According to Christian Headlines, Indianapolis Judge Jane E. Magnus-Stinson ruled in a 52-page decision that the school could not accommodate "religious beliefs without sustaining undue hardship" on the school, its faculty, and its students.

Conflict began at the end of the 2017 school year when the faculty, according to Magnus-Stinson, was shown a presentation on "what it means to be transgender and how teachers can encourage and support transgender students."

Kluge and three other teachers met with the principal in May 2017 to discuss their "religious objections to transgenderism and other information supporting their position that BHS should not 'promote transgenderism'" through a letter the four teachers wote.

Judge Magnus-Stinson, who was nominated by President Barack Obama wrote in the decision that Kluge and the three teachers' letter "specifically asked" that the school faculty and staff to "not be required to refer to transgender students using their preferred pronouns and that transgender students not be permitted to use the restrooms and locker rooms of their choice."
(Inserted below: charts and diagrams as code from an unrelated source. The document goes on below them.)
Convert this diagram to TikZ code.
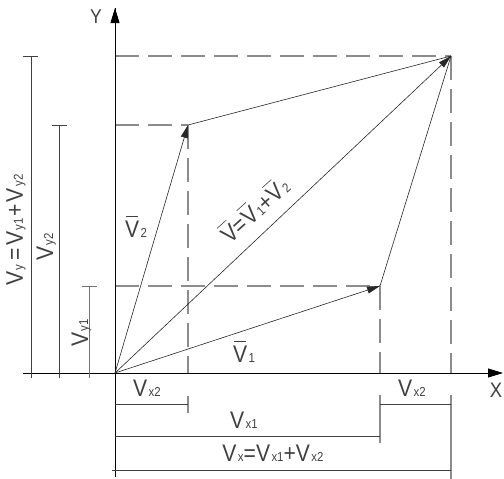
\documentclass[tikz,border=0pt]{standalone}
\usepackage{fontspec}
\setmainfont{Liberation Sans}[FakeStretch=0.88]
\usetikzlibrary{arrows.meta}
\newcommand\bigt{\fontsize{24}{24}\selectfont}
\newcommand\subt[1]{\kern1.4pt{\fontsize{13}{13}\selectfont #1}}
\newcommand\VV[1]{V\subt{#1}}
\newcommand\Vbar{\leavevmode\rlap{\kern0.03em\raisebox{0.86em}{\rule{0.52em}{0.6pt}}}V}
\begin{document}
\begin{tikzpicture}[x=1pt,y=-1pt,
  axis/.style={line width=0.8pt,black},
  vec/.style={line width=0.6pt,black!85},
  vtip/.style={-{Triangle[length=13pt,width=7pt]}},
  atip/.style={-{Triangle[length=15pt,width=9pt]}},
  dsh/.style={line width=1.3pt,black!45,dash pattern=on 24pt off 9pt},
  ext/.style={line width=1.1pt,black!45},
  dim/.style={line width=0.8pt,black!75},
  lbl/.style={inner sep=0pt,text=black!75,font=\bigt}]
\useasboundingbox (0,0) rectangle (504,479);
% key points
\coordinate (O) at (115,373);
\coordinate (A) at (380,286);
\coordinate (B) at (188,125);
\coordinate (C) at (451,56);
\coordinate (Ybot) at (115,477);
\coordinate (Ytop) at (115,8);
\coordinate (Xl) at (23,373);
\coordinate (Xr) at (503,373);
% projections
\coordinate (Cy) at (115,56);
\coordinate (By) at (115,125);
\coordinate (Ay) at (115,286);
\coordinate (Bx) at (188,373);
\coordinate (Ax) at (380,373);
\coordinate (Cx) at (451,373);
% dashed projections
\draw[dsh] (Cy) -- (C);
\draw[dsh] (By) -- (B);
\draw[dsh] (Ay) -- (A);
\draw[dsh] (B) -- (Bx);
\draw[dsh] (A) -- (Ax);
\draw[dsh] (C) -- (Cx);
% axes
\draw[axis] (Ybot) -- (Ytop);
\draw[axis,atip] (Xl) -- (Xr);
\draw[axis,atip] (115,30) -- (Ytop);
\node[lbl,font=\fontsize{20}{20}\selectfont] (ylab) at (96,17) {Y};
\node[lbl,font=\fontsize{21}{21}\selectfont] (xlab) at (496,390) {X};
% vectors
\draw[vec,vtip] (O) -- (A);
\draw[vec,vtip] (O) -- (B);
\draw[vec,vtip] (O) -- (C);
\draw[vec] (B) -- (C);
\draw[vec] (A) -- (C);
\node[lbl,anchor=base] (v1) at (244,362) {\Vbar\subt{1}};
\node[lbl,anchor=base] (v2) at (136,237) {\Vbar\subt{2}};
\node[lbl,anchor=center,rotate=42] (vs) at (254,209) {\Vbar=\Vbar\subt{1}+\Vbar\subt{2}};
% extension lines below X axis
\coordinate (e1a) at (188,396); \coordinate (e1b) at (188,413);
\coordinate (e2a) at (380,395); \coordinate (e2b) at (380,443);
\coordinate (e3a) at (451,395); \coordinate (e3b) at (451,479);
\draw[ext] (e1a) -- (e1b);
\draw[ext] (e2a) -- (e2b);
\draw[ext] (e3a) -- (e3b);
% horizontal dimensions
\coordinate (d1a) at (115,404); \coordinate (d1b) at (188,404);
\coordinate (d2a) at (380,404); \coordinate (d2b) at (451,404);
\coordinate (d3a) at (115,436); \coordinate (d3b) at (380,436);
\coordinate (d4a) at (112,470); \coordinate (d4b) at (451,470);
\draw[dim] (d1a) -- (d1b);
\draw[dim] (d2a) -- (d2b);
\draw[dim] (d3a) -- (d3b);
\draw[dim] (d4a) -- (d4b);
\node[lbl,anchor=base] (lx2a) at (147,396) {\VV{x2}};
\node[lbl,anchor=base] (lx2b) at (412,396) {\VV{x2}};
\node[lbl,anchor=base] (lx1) at (244,428) {\VV{x1}};
\node[lbl,anchor=base] (lx) at (273,461) {\VV{x}=\VV{x1}+\VV{x2}};
% vertical dimensions
\coordinate (h1a) at (31,56);  \coordinate (h1b) at (31,378);
\coordinate (h2a) at (59,125); \coordinate (h2b) at (59,378);
\coordinate (h3a) at (89,286); \coordinate (h3b) at (89,378);
\draw[dim] (h1a) -- (h1b);
\draw[dim] (h2a) -- (h2b);
\draw[dim,black!55] (h3a) -- (h3b);
\coordinate (t1a) at (23,56);  \coordinate (t1b) at (38,56);
\coordinate (t2a) at (52,125); \coordinate (t2b) at (67,125);
\coordinate (t3a) at (82,286); \coordinate (t3b) at (97,286);
\draw[dim] (t1a) -- (t1b);
\draw[dim] (t2a) -- (t2b);
\draw[dim,black!55] (t3a) -- (t3b);
\node[lbl,anchor=base,rotate=90] (ly) at (23,230) {\VV{y}\kern4pt=\kern2pt\VV{y1}\kern2pt+\kern2pt\VV{y2}};
\node[lbl,anchor=base,rotate=90] (ly2) at (53,247) {\VV{y2}};
\node[lbl,anchor=base,rotate=90] (ly1) at (88,333) {\VV{y1}};
\end{tikzpicture}
\end{document}
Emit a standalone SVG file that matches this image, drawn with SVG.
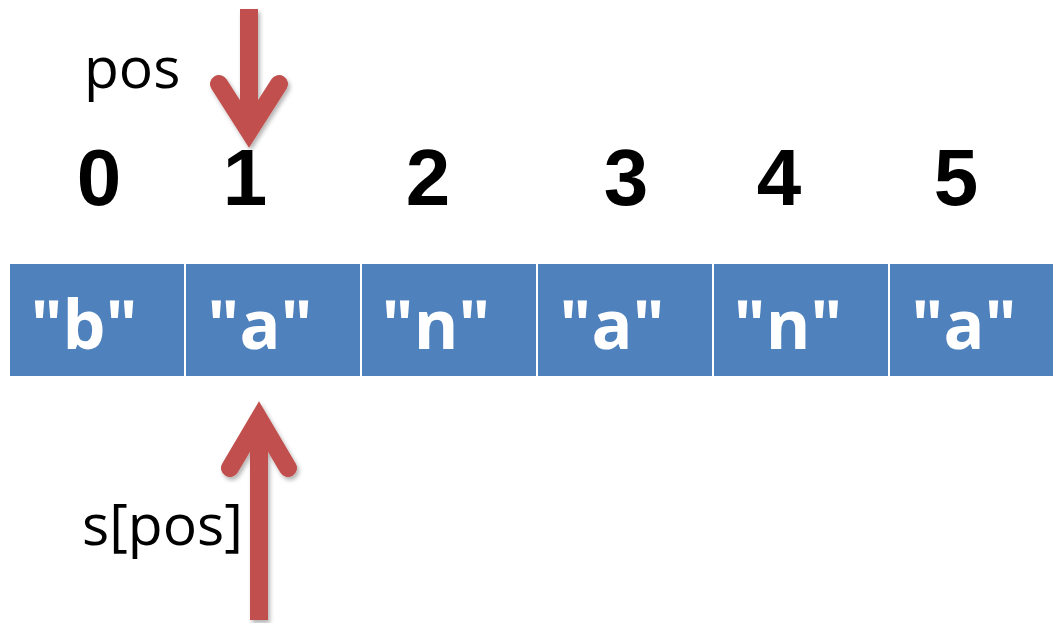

The three other teachers eventually complied with the school's policy, but Kluge stood by his religious beliefs. Judge Magnus-Stinson decided that by allowing the Christian teacher an "accommodation" or exception to the rule, it would result in complaints from transgender students who believed they were "targeted and dehumanized," which can lead to a Title IX discrimination lawsuit.

The judge decided that Kluge being at the school "created a risk of liability" and that the school considered such risk in deciding whether to keep him as school faculty. For now, Kluge's attorney Kevin Green said that the legal team is "evaluating Judge Magnus-Stinson's order, which we just received yesterday, to consider our options going forward," the Indiana Lawyer reported.

This is not the only time Christian teachers have been targeted and discriminated against by schools and the justice system to uphold the LGBT agenda. Tanner Cross from Virginia is in a court battle against Loudoun County Public Schools after he said he could not "lie" to students about the fact that there are only two sexes: male and female, and that one cannot just choose to be the other and vice versa.

"This isn't just about a pronoun, it's about what that pronoun means," Tyson Langhofer, a senior counsel at Alliance Defending Freedom (ADF) which defends teachers such as Kluge and Cross to fight for their religious freedoms, told TIME in 2019. "No one should be forced to contradict their core beliefs just to keep a job."